The show is full of catchy songs (written by none other than eighties pop star Cyndi Lauper) that will make you want to sing along. The songs are accompanied by energetic choreography performed by the whole cast. Particular highlights include Lola’s first visit to the factory; which on being presented with Charlie’s sensible but dull interpretation of drag footwear, breaks into song exclaiming ‘burgundy is the colour of cardigans and hot water bottles red is the colour of sex!’ Lola asserts her vison of what the Kinky Boots of the show’s title will look in the number ‘Sex is in the Heel’ which sees Lola’s entourage of queens known as ‘the Angels’ strut, split and backflip their way around the factory. It really is a fabulous scene!The set of the factory itself is used to great effect in ‘everybody say yeah’, the unveiling of the Kinky Boots prototype, the cast dance on the production line conveyer belts in a crowd pleasing number that will make you want to get up and dance too.
|Dancing in the Factory|
Apart from the visual spectacle to enjoy Kinky boots is also incredibly funny, packed with wit from start to finish; from Lola’s explanation of the difference between drag and transvestism: ‘a tranny looks like Winston Churchill in his mum’s knickers’ to Laurens song ‘the History of Wrong Guys’ which many a women could relate to. The show promotes a positive message of ‘accepting someone for who they are’ but at the same time doesn’t take itself too seriously, it’s all about the spectacle and fun.
Where costume is concerned, the highlight is the finale where Lola saves the day accompanied by her Angels dressed in six fantastically glamourous costumes on various themes. From a Rule Britannia girl to a Vivienne Westwood inspired tartan number, yes the Austrian ballet wore something similar in the Vienna New Year’s Day concert a couple of years ago. The finale is a celebration of glitz and glamour and of course the all-important Kinky Boots; all the cast, even the women join on stage dressed in a pair. More risqué costumes are sported by the angels in the Simon (Lola) vs Dom boxing scene. While in ‘Hold me in your Heart’ Lola is dressed in a Shirley Bassey style flowing gown. The look is so feminine for a second you almost forget she is a drag queen.
|The Finale and the Boots|
Kinky Boots is probably one of the best musicals I have seen, it is so much fun with uplifting songs, fab choreography and a positive story I would definitely go see it again I left the theatre wanting to strut in a pair of kinky boots myself!
Transferred from Broadway Disneys Aladdin brings tio life the much loved animated film for stage.

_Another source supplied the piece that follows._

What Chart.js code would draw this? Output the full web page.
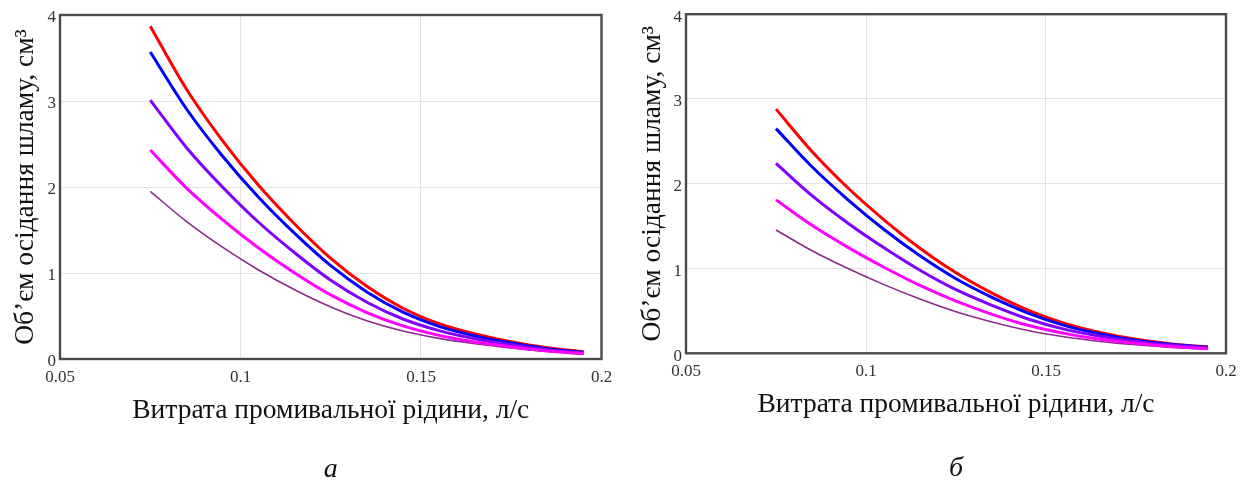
<!DOCTYPE html>
<html>
<head>
<meta charset="utf-8">
<script src="https://cdn.jsdelivr.net/npm/chart.js@4.4.1/dist/chart.umd.min.js"></script>
<style>
  html, body { margin: 0; padding: 0; background: #ffffff; }
  #wrap { position: relative; width: 1256px; height: 487px; overflow: hidden; background: #fff; }
  canvas { position: absolute; top: 0; }
  #c1 { left: 0; }
  #c2 { left: 628px; }
</style>
</head>
<body>
<div id="wrap">
  <canvas id="c1" width="628" height="487"></canvas>
  <canvas id="c2" width="628" height="487"></canvas>
</div>
<script>
// ---- Data ----
const xValues = [0.075, 0.085, 0.095, 0.105, 0.115, 0.125, 0.135, 0.145, 0.155, 0.165, 0.175, 0.185, 0.195];

const leftRed     = [3.87, 3.14, 2.54, 2.02, 1.57, 1.17, 0.845, 0.59, 0.41, 0.29, 0.20, 0.13, 0.085];
const leftBlue    = [3.57, 2.91, 2.36, 1.88, 1.46, 1.085, 0.78, 0.545, 0.38, 0.268, 0.185, 0.12, 0.078];
const leftViolet  = [3.01, 2.46, 2.00, 1.59, 1.235, 0.915, 0.66, 0.465, 0.33, 0.235, 0.165, 0.107, 0.07];
const leftMagenta = [2.43, 1.99, 1.62, 1.29, 1.00, 0.745, 0.54, 0.385, 0.275, 0.198, 0.14, 0.093, 0.062];
const leftPurple  = [1.95, 1.60, 1.30, 1.035, 0.805, 0.605, 0.445, 0.325, 0.24, 0.178, 0.128, 0.087, 0.056];

const rightRed     = [2.88, 2.38, 1.95, 1.575, 1.24, 0.95, 0.71, 0.51, 0.355, 0.245, 0.165, 0.11, 0.077];
const rightBlue    = [2.65, 2.20, 1.81, 1.46, 1.15, 0.88, 0.66, 0.475, 0.33, 0.228, 0.155, 0.104, 0.071];
const rightViolet  = [2.24, 1.86, 1.535, 1.245, 0.98, 0.75, 0.565, 0.405, 0.285, 0.20, 0.138, 0.094, 0.064];
const rightMagenta = [1.81, 1.51, 1.25, 1.015, 0.80, 0.615, 0.46, 0.33, 0.235, 0.165, 0.116, 0.08, 0.055];
const rightPurple  = [1.455, 1.21, 1.00, 0.81, 0.64, 0.49, 0.37, 0.27, 0.195, 0.14, 0.10, 0.07, 0.048];

const xTickValues = [0.05, 0.1, 0.15, 0.2];
const xTickLabels = ['0.05', '0.1', '0.15', '0.2'];
const yTickValues = [0, 1, 2, 3, 4];
const yTickLabels = ['0', '1', '2', '3', '4'];

const xTitle = 'Витрата промивальної рідини, л/с';
const yTitle = 'Об’єм осідання шламу, см³';
const captions = ['а', 'б'];

// ---- Styling ----
const SERIF = '"Liberation Serif", "Times New Roman", serif';
const seriesStyle = [
  { color: '#ff0000', width: 3 },
  { color: '#0000ff', width: 3 },
  { color: '#8000ff', width: 3 },
  { color: '#ff00ff', width: 3 },
  { color: '#8b2a8b', width: 1.6 }
];

const framePlugin = {
  id: 'frame',
  afterDraw(chart) {
    const a = chart.chartArea, ctx = chart.ctx;
    ctx.save();
    ctx.strokeStyle = '#4a4a4a';
    ctx.lineWidth = 2.4;
    ctx.strokeRect(a.left, a.top, a.right - a.left, a.bottom - a.top);
    ctx.restore();
  }
};

function pts(ys) { return xValues.map((x, i) => ({ x: x, y: ys[i] })); }

function makeChart(canvasId, series, geom, caption) {
  const datasets = series.map((ys, i) => ({
    data: pts(ys),
    borderColor: seriesStyle[i].color,
    borderWidth: seriesStyle[i].width,
    pointRadius: 0,
    fill: false,
    cubicInterpolationMode: 'monotone',
    xAxisID: 'x',
    order: [3, 2, 1, 0, 4][i]
  }));
  return new Chart(document.getElementById(canvasId), {
    type: 'line',
    data: { datasets },
    plugins: [framePlugin],
    options: {
      responsive: false,
      animation: false,
      events: [],
      layout: { padding: { top: geom.top, right: geom.right, left: 0, bottom: 0 } },
      plugins: {
        legend: { display: false },
        tooltip: { enabled: false },
        title: { display: false }
      },
      scales: {
        x: {
          type: 'linear',
          position: 'bottom',
          weight: 0,
          min: 0.05, max: 0.2,
          afterBuildTicks(s) { s.ticks = xTickValues.map(v => ({ value: v })); },
          afterFit(s) { s.height = geom.xHeight; },
          ticks: {
            callback: (v, i) => xTickLabels[i],
            color: '#333', padding: 8, maxRotation: 0,
            font: { family: SERIF, size: 17 }
          },
          grid: { color: '#e2e2e2', lineWidth: 1, drawTicks: false },
          border: { display: false },
          title: {
            display: true, text: xTitle, color: '#111',
            font: { family: SERIF, size: 27.5, lineHeight: 1.2 },
            padding: { top: 0, bottom: geom.xTitlePad }
          }
        },
        cap: {
          type: 'linear',
          position: 'bottom',
          weight: 5,
          min: 0.05, max: 0.2,
          afterFit(s) { s.height = geom.capHeight; },
          ticks: { display: false },
          grid: { display: false, drawTicks: false },
          border: { display: false },
          title: {
            display: true, text: caption, color: '#111',
            font: { family: SERIF, size: 28, style: 'italic', lineHeight: 1.2 },
            padding: { top: 0, bottom: geom.capPad }
          }
        },
        y: {
          type: 'linear',
          min: 0, max: 4,
          afterBuildTicks(s) { s.ticks = yTickValues.map(v => ({ value: v })); },
          afterFit(s) { s.width = geom.yWidth; },
          ticks: {
            callback: (v, i) => yTickLabels[i],
            color: '#333', padding: 4, labelOffset: 3,
            font: { family: SERIF, size: 17 }
          },
          grid: { color: '#e2e2e2', lineWidth: 1, drawTicks: false },
          border: { display: false },
          title: {
            display: true, text: yTitle, color: '#111',
            font: { family: SERIF, size: 27.5, lineHeight: 1.2 },
            padding: { top: geom.yTitlePad, bottom: 0 }
          }
        }
      }
    }
  });
}

makeChart('c1', [leftRed, leftBlue, leftViolet, leftMagenta, leftPurple],
  { top: 15, right: 26.5, yWidth: 60, xHeight: 71, xTitlePad: 2.5, capHeight: 57, capPad: 1, yTitlePad: 9.5 }, captions[0]);
makeChart('c2', [rightRed, rightBlue, rightViolet, rightMagenta, rightPurple],
  { top: 9.7, right: 30, yWidth: 58, xHeight: 76.7, xTitlePad: 8.5, capHeight: 57, capPad: 2, yTitlePad: 8 }, captions[1]);
</script>
</body>
</html>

The show is one of visual splendour with no expense spared; mesmerizing and spellbinding the world of Acrabah is rendered in sumptuous jewel colours. The sets are lavish and extravagant. None more so than in the biggest number of the show ‘friend like me’ which sees the cave of wonders transform from gold encrusted cavern to dazzling skyscrapers. Complete with a tap sequence that is reminiscent of the classic razzamatazz musicals of old. This really is the highlight of the show as the ensemble twist and turn in an array of costumes and dance styles. Similar extended sequences are found in Prince Ali and Arabian Nights the opening number.
|Friend Like Me|
Trevor Dion Nicholas (imported from the Broadway production) is fantastic as the Genie providing
just the right amount of wit
and camp splendour. One of the highlights was his 2 minute medley of Disney songs
from other shows as part of friend like me, fabulously silly but very enjoyable.

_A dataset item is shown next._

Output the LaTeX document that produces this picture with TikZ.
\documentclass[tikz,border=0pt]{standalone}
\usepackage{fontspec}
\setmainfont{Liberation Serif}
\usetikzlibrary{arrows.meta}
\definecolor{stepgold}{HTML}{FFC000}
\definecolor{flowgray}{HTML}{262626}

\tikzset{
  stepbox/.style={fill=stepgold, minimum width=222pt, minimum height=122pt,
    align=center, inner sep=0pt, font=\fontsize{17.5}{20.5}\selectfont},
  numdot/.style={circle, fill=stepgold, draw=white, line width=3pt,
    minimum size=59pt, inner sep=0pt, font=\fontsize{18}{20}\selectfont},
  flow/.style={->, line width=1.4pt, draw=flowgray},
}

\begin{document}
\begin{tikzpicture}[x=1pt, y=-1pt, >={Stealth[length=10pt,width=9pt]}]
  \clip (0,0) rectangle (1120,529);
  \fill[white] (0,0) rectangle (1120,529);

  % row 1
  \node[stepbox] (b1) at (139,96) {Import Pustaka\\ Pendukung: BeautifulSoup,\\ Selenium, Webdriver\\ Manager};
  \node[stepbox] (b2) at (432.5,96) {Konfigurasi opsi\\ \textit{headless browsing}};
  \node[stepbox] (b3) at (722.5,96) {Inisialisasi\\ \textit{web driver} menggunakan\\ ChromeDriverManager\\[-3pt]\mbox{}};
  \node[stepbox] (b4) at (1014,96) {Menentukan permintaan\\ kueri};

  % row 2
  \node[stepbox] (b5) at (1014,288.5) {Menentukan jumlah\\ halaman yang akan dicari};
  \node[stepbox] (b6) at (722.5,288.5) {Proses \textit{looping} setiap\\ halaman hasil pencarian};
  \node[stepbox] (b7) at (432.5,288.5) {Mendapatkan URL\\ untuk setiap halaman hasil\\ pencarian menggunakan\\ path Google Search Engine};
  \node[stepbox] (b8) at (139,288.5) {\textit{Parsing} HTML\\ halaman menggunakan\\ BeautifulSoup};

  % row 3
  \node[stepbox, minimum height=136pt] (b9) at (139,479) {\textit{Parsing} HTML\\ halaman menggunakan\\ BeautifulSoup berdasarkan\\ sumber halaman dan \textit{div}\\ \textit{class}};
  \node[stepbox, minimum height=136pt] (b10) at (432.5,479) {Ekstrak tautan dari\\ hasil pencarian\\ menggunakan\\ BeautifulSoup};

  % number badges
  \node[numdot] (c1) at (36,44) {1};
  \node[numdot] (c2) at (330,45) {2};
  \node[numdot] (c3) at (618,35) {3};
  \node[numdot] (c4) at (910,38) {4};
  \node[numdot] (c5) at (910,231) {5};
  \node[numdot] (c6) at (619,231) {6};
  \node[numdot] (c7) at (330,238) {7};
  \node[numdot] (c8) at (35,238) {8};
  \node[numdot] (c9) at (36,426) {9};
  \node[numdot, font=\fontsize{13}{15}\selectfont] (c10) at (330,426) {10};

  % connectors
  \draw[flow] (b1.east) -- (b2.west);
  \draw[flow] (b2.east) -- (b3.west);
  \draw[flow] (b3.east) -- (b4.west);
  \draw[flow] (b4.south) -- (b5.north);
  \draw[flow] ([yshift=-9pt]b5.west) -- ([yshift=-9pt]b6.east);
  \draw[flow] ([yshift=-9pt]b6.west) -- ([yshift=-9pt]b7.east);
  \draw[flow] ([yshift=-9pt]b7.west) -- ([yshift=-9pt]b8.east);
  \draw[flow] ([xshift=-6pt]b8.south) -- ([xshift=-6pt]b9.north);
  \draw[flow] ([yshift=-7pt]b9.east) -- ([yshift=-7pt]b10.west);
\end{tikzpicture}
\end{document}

|Trevor Dion Nicholas as the Genie|
There are some changes and additions from the film, Jasmines father the Sultan is portrayed as less of a buffoon more of a stately, believer in honesty figure, for me this loses the whole feeling of him being taken for a fool and being a comical character. Perhaps this was done to make room for other comic elements, per civically Aladdin’s friends Omar, Kassim and Babkak who provide much of the humour. Baddies Jafar and Iago create humourful baddies complete with ‘scary crackling laughs’.
The classic number ‘A Whole New World’ is a lovely poignant moment Aladdin ad Jasmine are highlighted by spotlights and are set against a backdrop of starry night sky. This simplistic but dazzling staging works well however personally I would have liked to have seen projections (as they are used in other parts of the show) to create the effect of them ‘flying around the world’ like it is portrayed in the film.Its clear Aladdin is a sumptuous show; almost a pantomime without the dame as Michael Billington from the guardian described it. In terms of authenticity to Asian culture it is a bad example of western appropriation on many levels but as a piece of warm hearted escapism it succeeds in bucket loads. A feast for the senses, it’s a show that will captivate young audiences and does justice to the original animated film which captivated my generation and older.